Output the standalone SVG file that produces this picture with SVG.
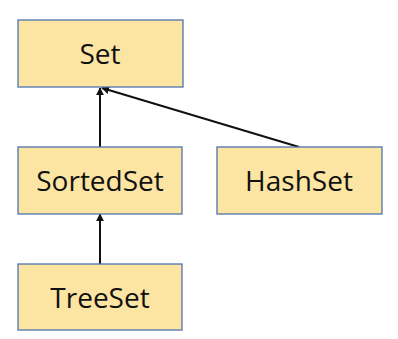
<svg xmlns="http://www.w3.org/2000/svg" width="398" height="339" viewBox="0 0 398 339">
<style>
.box{fill:#FCE5A2;stroke:#4F73B0;stroke-width:1.3}
.lbl{font-family:"Open Sans","Liberation Sans",sans-serif;font-size:28px;fill:#111;text-anchor:middle}
.edge{stroke:#111;stroke-width:2;fill:none;marker-end:url(#ah)}
</style>
<defs>
<marker id="ah" viewBox="0 0 10 10" refX="9" refY="5" markerWidth="4" markerHeight="4" orient="auto" markerUnits="strokeWidth">
<path d="M0,0 L10,5 L0,10 z" fill="#111"/>
</marker>
</defs>
<g id="connectors">
<line class="edge" x1="100" y1="147" x2="100" y2="88"/>
<line class="edge" x1="299" y1="147" x2="102" y2="88"/>
<line class="edge" x1="100" y1="264" x2="100" y2="214"/>
</g>
<g id="set"><rect class="box" x="18" y="20" width="165" height="67"/><text class="lbl" x="100" y="64">Set</text></g>
<g id="sortedset"><rect class="box" x="18" y="147" width="164" height="67"/><text class="lbl" x="100" y="191">SortedSet</text></g>
<g id="hashset"><rect class="box" x="217" y="147" width="165" height="67"/><text class="lbl" x="299" y="191">HashSet</text></g>
<g id="treeset"><rect class="box" x="18" y="264" width="164" height="66"/><text class="lbl" x="100" y="308">TreeSet</text></g>
</svg>
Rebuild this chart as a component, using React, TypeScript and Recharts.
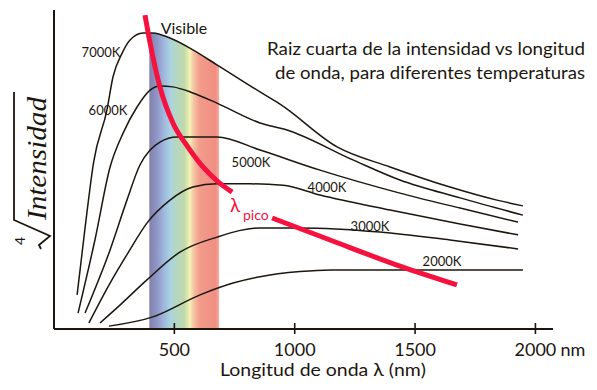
import React from 'react';
import { ComposedChart, Line, Area, XAxis, YAxis } from 'recharts';

// fourth root of intensity (arbitrary units, 0-100)
const wl7000 = [96, 129, 165, 220, 245, 283, 316, 370, 411, 482, 577, 677, 856, 939, 1176, 1396, 1645, 1840, 1948];
const v7000 = [10.7, 31.7, 52.5, 68.7, 79.0, 86.5, 90.6, 92.8, 92.8, 91.2, 87.5, 82.8, 74.3, 70.5, 57.1, 50.8, 44.5, 40.4, 38.6];

const wl6000 = [100, 170, 233, 287, 345, 399, 440, 494, 577, 677, 856, 968, 1242, 1437, 1687, 1948];
const v6000 = [5.0, 27.9, 50.8, 61.4, 69.6, 74.9, 76.2, 75.9, 74.0, 70.8, 64.6, 62.4, 53.0, 46.7, 41.1, 35.7];

const wl5000 = [129, 233, 303, 357, 399, 440, 511, 677, 856, 1105, 1437, 1687, 1928];
const v5000 = [5.0, 24.8, 40.4, 51.4, 56.1, 58.6, 60.2, 60.2, 56.1, 49.8, 42.6, 37.9, 33.5];

const wl4000 = [145, 233, 307, 386, 482, 577, 677, 814, 951, 1105, 1396, 1687, 1928];
const v4000 = [1.9, 14.4, 23.8, 33.2, 40.4, 44.5, 45.5, 45.5, 45.1, 42.0, 37.3, 32.9, 29.5];

const wl3000 = [191, 274, 386, 523, 677, 856, 1022, 1354, 1645, 1928];
const v3000 = [1.9, 7.5, 15.4, 24.1, 28.8, 31.7, 31.7, 30.4, 27.9, 25.1];

const wl2000 = [228, 411, 607, 744, 856, 1022, 1150, 1437, 1948];
const v2000 = [0.9, 3.8, 10.7, 14.4, 16.4, 18.0, 18.5, 18.5, 18.5];

// peak wavelength line (gap where the label sits)
const wlPeak = [378, 399, 440, 494, 553, 619, 682, 740, 820, 906, 1147, 1437, 1674];
const vPeak = [98.4, 89.7, 75.9, 64.6, 57.4, 50.8, 46.1, 42.9, null, 34.8, 27.9, 19.7, 13.8];

// visible band, under the 7000K curve
const wlBand = [396, 411, 482, 577, 686];
const vBand = [92.8, 92.8, 91.2, 87.5, 82.4];

const xTicks = [500, 1000, 1500, 2000];

const toRows = (xs: number[], ys: (number | null)[]) => xs.map((x, i) => ({ x, v: ys[i] }));

const curves = [
  { name: '7000K', data: toRows(wl7000, v7000) },
  { name: '6000K', data: toRows(wl6000, v6000) },
  { name: '5000K', data: toRows(wl5000, v5000) },
  { name: '4000K', data: toRows(wl4000, v4000) },
  { name: '3000K', data: toRows(wl3000, v3000) },
  { name: '2000K', data: toRows(wl2000, v2000) },
];

const ink = '#1c160e';
const red = '#f5123f';
const sans = 'Lato, "Open Sans", sans-serif';

function XTick({ x, y, payload }: any) {
  return (
    <g>
      <line x1={x} x2={x} y1={y - 6} y2={y + 5} stroke={ink} strokeWidth={1.6} />
      <text x={x} y={y + 27} textAnchor="middle" fontSize={18} fill={ink} fontFamily={sans}>
        {payload.value}
      </text>
      {payload.value === 2000 && (
        <text x={x + 25} y={y + 27} textAnchor="start" fontSize={18} fill={ink} fontFamily={sans}>
          nm
        </text>
      )}
    </g>
  );
}

export default function App() {
  return (
    <div style={{ position: 'absolute', left: 0, top: 0, width: 597, height: 390, background: '#fff' }}>
      <ComposedChart width={597} height={390} margin={{ top: 10, right: 44, left: 0, bottom: 0 }}>
        <defs>
          <linearGradient id="spectrum" x1="0" y1="0" x2="1" y2="0">
            <stop offset="0" stopColor="#8280aa" />
            <stop offset="0.1" stopColor="#8e94c4" />
            <stop offset="0.2" stopColor="#9eb4dc" />
            <stop offset="0.3" stopColor="#aad3e2" />
            <stop offset="0.38" stopColor="#b4d7c4" />
            <stop offset="0.5" stopColor="#bed9aa" />
            <stop offset="0.58" stopColor="#f6f2b4" />
            <stop offset="0.64" stopColor="#f4c2a2" />
            <stop offset="0.72" stopColor="#f29c8c" />
            <stop offset="0.95" stopColor="#f08e82" />
            <stop offset="1" stopColor="#f2b0a4" />
          </linearGradient>
        </defs>
        <XAxis
          dataKey="x"
          type="number"
          domain={[0, 2073]}
          ticks={xTicks}
          height={61}
          tickLine={false}
          tickSize={0}
          tickMargin={0}
          tick={<XTick />}
          axisLine={{ stroke: ink, strokeWidth: 2 }}
          allowDataOverflow
        />
        <YAxis
          type="number"
          domain={[0, 100]}
          width={54}
          tick={false}
          tickLine={false}
          axisLine={{ stroke: ink, strokeWidth: 2 }}
          allowDataOverflow
        />
        <Area
          data={toRows(wlBand, vBand)}
          dataKey="v"
          type="monotone"
          fill="url(#spectrum)"
          fillOpacity={1}
          stroke="none"
          isAnimationActive={false}
        />
        {curves.map((c) => (
          <Line
            key={c.name}
            data={c.data}
            dataKey="v"
            type="monotone"
            stroke={ink}
            strokeWidth={1.5}
            dot={false}
            activeDot={false}
            isAnimationActive={false}
          />
        ))}
        <Line
          data={toRows(wlPeak, vPeak)}
          dataKey="v"
          type="monotone"
          stroke={red}
          strokeWidth={5}
          dot={false}
          activeDot={false}
          connectNulls={false}
          isAnimationActive={false}
        />
      </ComposedChart>

      <svg
        width={597}
        height={390}
        style={{ position: 'absolute', left: 0, top: 0, pointerEvents: 'none' }}
      >
        <g fontFamily={sans} fill={ink}>
          <text x={585} y={55} fontSize={18} textAnchor="end" textLength={318} lengthAdjust="spacingAndGlyphs">
            Raiz cuarta de la intensidad vs longitud
          </text>
          <text x={585} y={79} fontSize={18} textAnchor="end" textLength={310} lengthAdjust="spacingAndGlyphs">
            de onda, para diferentes temperaturas
          </text>
          <text x={184} y={34} fontSize={16} textAnchor="middle">Visible</text>
          <text x={101} y={57} fontSize={13} textAnchor="middle">7000K</text>
          <text x={108} y={115} fontSize={13} textAnchor="middle">6000K</text>
          <text x={251} y={167} fontSize={13} textAnchor="middle">5000K</text>
          <text x={327} y={192} fontSize={13} textAnchor="middle">4000K</text>
          <text x={370} y={231} fontSize={13} textAnchor="middle">3000K</text>
          <text x={442} y={266} fontSize={13} textAnchor="middle">2000K</text>
          <text x={220} y={376} fontSize={18} textLength={206} lengthAdjust="spacingAndGlyphs">
            Longitud de onda λ  (nm)
          </text>
        </g>
        <g fontFamily={sans} fill={red}>
          <text x={230} y={212} fontSize={19}>λ</text>
          <text x={243} y={220} fontSize={14}>pico</text>
        </g>
        {/* fourth-root label on the y axis */}
        <g transform="translate(35,165) rotate(-90)" fill={ink} stroke="none">
          <text
            x={-55}
            y={11}
            fontSize={27}
            fontStyle="italic"
            fontFamily='"Liberation Serif", "DejaVu Serif", serif'
            textLength={123}
            lengthAdjust="spacingAndGlyphs"
          >
            Intensidad
          </text>
          <path
            d="M 73 -21 L -55 -21 L -71 15 L -80 4 L -84 6"
            fill="none"
            stroke={ink}
            strokeWidth={1.8}
            strokeLinejoin="miter"
          />
          <text x={-80} y={-10} fontSize={14} fontFamily={sans}>4</text>
        </g>
      </svg>
    </div>
  );
}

********************

From the listing above, restate verbatim the lines running from the one with "Rebuild this chart" through the one with "Area, XAxis, YAxis", inclusive, but not the pictures.

• [TASK RESULT]
Rebuild this chart as a component, using React, TypeScript and Recharts.
import React from 'react';
import { ComposedChart, Line, Area, XAxis, YAxis } from 'recharts';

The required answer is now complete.